-- START Given information --
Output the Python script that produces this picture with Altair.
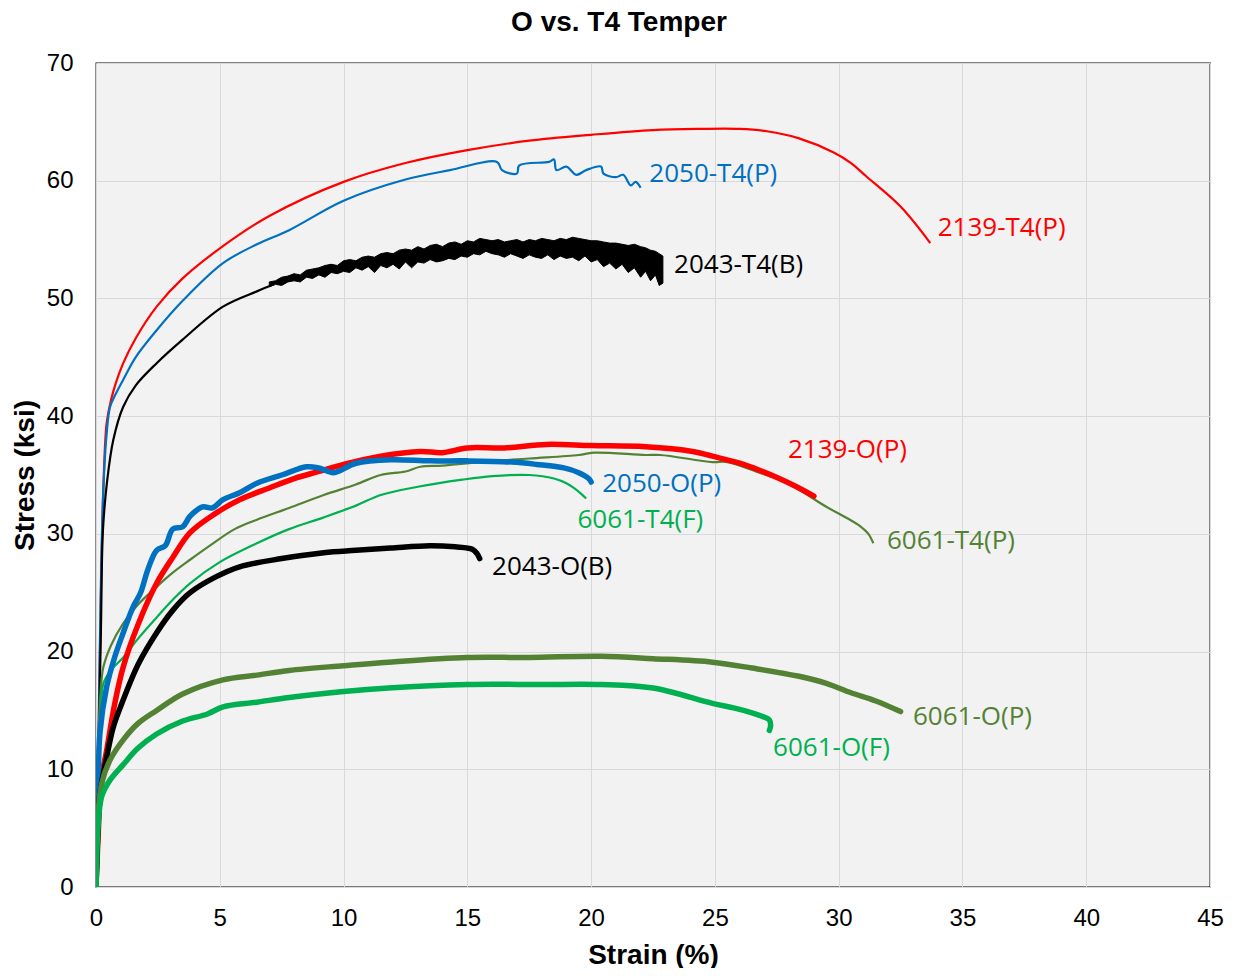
-- END Given information --
-- START Given information --
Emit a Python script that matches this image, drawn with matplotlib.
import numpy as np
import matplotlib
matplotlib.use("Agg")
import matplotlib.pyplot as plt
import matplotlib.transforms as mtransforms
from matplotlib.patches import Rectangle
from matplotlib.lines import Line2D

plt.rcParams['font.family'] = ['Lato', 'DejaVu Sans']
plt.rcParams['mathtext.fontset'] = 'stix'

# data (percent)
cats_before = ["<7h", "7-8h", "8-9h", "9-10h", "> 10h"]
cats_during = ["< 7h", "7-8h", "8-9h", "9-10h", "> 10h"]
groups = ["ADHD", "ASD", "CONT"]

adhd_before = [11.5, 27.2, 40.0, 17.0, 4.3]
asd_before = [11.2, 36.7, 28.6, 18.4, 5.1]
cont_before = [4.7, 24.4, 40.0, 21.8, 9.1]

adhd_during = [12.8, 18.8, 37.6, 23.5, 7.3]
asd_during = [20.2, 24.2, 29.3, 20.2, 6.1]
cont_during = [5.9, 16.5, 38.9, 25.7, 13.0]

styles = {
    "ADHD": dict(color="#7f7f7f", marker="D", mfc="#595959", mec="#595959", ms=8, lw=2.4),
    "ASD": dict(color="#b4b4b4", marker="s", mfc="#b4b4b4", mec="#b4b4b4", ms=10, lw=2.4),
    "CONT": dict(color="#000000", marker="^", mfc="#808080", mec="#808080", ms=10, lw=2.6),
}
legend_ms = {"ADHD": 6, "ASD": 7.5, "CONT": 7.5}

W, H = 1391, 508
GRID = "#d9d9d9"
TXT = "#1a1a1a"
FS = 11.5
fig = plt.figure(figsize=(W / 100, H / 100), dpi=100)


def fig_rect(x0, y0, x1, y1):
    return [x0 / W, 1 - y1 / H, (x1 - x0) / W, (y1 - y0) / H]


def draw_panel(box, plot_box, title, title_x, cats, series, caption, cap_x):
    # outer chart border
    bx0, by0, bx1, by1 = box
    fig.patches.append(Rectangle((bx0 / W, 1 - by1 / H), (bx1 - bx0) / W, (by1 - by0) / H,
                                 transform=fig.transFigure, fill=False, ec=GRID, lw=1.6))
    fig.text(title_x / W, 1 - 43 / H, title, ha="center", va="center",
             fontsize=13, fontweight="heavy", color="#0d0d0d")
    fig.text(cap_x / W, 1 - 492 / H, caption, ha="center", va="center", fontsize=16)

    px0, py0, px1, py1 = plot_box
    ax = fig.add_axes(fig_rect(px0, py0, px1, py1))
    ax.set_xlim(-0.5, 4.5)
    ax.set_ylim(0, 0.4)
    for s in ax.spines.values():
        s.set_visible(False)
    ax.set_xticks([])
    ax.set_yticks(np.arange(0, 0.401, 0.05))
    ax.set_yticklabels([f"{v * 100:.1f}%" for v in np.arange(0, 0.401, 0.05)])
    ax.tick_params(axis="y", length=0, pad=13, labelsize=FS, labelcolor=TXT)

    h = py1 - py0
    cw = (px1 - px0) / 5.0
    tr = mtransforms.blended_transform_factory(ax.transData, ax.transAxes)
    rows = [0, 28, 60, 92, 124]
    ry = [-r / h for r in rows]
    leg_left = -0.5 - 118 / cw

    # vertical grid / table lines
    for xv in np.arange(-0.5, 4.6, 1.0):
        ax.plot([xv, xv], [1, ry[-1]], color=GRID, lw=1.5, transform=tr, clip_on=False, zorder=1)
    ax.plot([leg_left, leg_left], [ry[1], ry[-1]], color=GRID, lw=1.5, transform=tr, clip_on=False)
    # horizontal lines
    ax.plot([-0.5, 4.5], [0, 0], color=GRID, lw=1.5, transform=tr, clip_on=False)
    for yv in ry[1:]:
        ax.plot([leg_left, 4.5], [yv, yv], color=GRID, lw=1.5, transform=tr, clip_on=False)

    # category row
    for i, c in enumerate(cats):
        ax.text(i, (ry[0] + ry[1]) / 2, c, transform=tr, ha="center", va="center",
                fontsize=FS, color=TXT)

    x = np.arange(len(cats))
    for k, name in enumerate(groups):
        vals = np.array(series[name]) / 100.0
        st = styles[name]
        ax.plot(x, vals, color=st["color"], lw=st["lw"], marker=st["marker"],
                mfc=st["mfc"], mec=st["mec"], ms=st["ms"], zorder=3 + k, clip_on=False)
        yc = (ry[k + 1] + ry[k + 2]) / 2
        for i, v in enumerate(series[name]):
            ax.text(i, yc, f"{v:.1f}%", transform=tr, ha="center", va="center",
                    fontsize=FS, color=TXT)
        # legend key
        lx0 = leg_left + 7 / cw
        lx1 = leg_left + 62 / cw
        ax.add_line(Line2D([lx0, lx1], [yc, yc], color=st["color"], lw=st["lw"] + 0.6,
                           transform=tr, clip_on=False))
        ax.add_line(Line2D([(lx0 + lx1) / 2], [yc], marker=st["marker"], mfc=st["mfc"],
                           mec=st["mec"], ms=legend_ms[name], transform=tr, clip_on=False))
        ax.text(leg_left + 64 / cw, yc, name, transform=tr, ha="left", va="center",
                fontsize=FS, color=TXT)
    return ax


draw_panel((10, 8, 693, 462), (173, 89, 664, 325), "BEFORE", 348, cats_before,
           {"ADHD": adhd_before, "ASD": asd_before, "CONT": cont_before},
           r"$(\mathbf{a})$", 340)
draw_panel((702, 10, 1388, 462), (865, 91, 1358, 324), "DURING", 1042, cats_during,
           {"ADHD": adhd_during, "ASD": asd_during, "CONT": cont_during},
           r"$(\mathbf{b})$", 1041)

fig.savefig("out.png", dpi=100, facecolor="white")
-- END Given information --
● Objective:
From the records above, extract exactly and only the lines that begin at the line with "Emit a Python" and stop after the line with "cont_during = [5.9, 16.5, 38.9, 25.7, 13.0]".

● Correct output:
Emit a Python script that matches this image, drawn with matplotlib.
import numpy as np
import matplotlib
matplotlib.use("Agg")
import matplotlib.pyplot as plt
import matplotlib.transforms as mtransforms
from matplotlib.patches import Rectangle
from matplotlib.lines import Line2D

plt.rcParams['font.family'] = ['Lato', 'DejaVu Sans']
plt.rcParams['mathtext.fontset'] = 'stix'

# data (percent)
cats_before = ["<7h", "7-8h", "8-9h", "9-10h", "> 10h"]
cats_during = ["< 7h", "7-8h", "8-9h", "9-10h", "> 10h"]
groups = ["ADHD", "ASD", "CONT"]

adhd_before = [11.5, 27.2, 40.0, 17.0, 4.3]
asd_before = [11.2, 36.7, 28.6, 18.4, 5.1]
cont_before = [4.7, 24.4, 40.0, 21.8, 9.1]

adhd_during = [12.8, 18.8, 37.6, 23.5, 7.3]
asd_during = [20.2, 24.2, 29.3, 20.2, 6.1]
cont_during = [5.9, 16.5, 38.9, 25.7, 13.0]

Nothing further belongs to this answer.